И я думаю, что этот фильм „И корабль плывет“ — один из самых значительных фильмов Федерико. Человечество умирает, но поет. Они поют все оперу».

Хотелось продолжать этот разговор бесконечно, и мы еще вернемся в кино, к Антониони, к Ангелопулосу, Де Сика и другим славным создателям киноренессанса. Но мы сидим в доме Тонино. Это потрясающий дом. Он, как и сами люди его создавшие, абсолютное явление художественности. За внешней перегруженностью вещами, их странная содержательная связь, их бесконечный диалог с вами и между собой.

Здесь шкафы, картины, люстры, скатерти, занавески, кувшины, бутылки, куклы — все создано руками Тонино. Как это возможно? И вообще, возможно ли? Нет, талант один не ходит, он ведет за собой другие таланты. Великие поэты, как показывает история, все были художниками. Ведь это так?

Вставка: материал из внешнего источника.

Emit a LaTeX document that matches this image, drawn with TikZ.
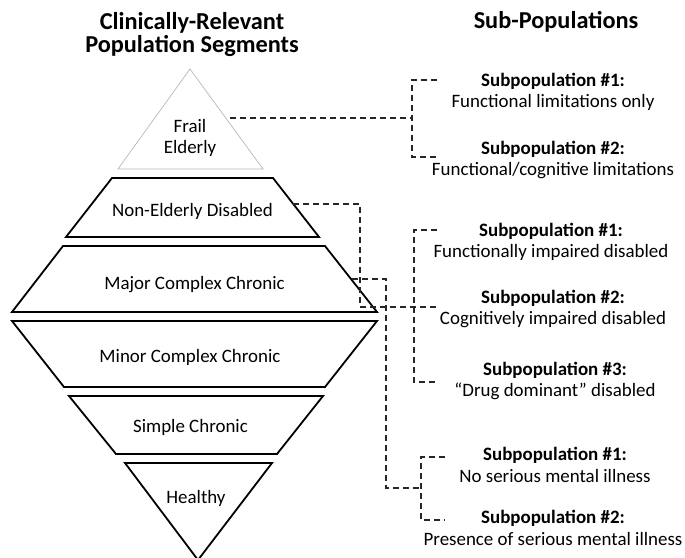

«Сейчас мне нравится делать что-то для других, помогать ремесленникам, делать для них что-то такое. Эта игра малого искусства, как я называю ремесленников». Это малые искусства, они являются фундаментом дворцов. И его все более и более стесняют машины, т. е. не руки, а машины начинают делать это ремесло. Ремесло надо хранить, чтобы не разрушалось. Он защищает покинутые церкви, потому что стены покинутых церквей хранят дыхание людей, которые жили прежде нас, раньше нас, и эти стены говорят нам о том, над чем мы должны задумываться, ставить большие вопросы жизни, находящиеся в человеке.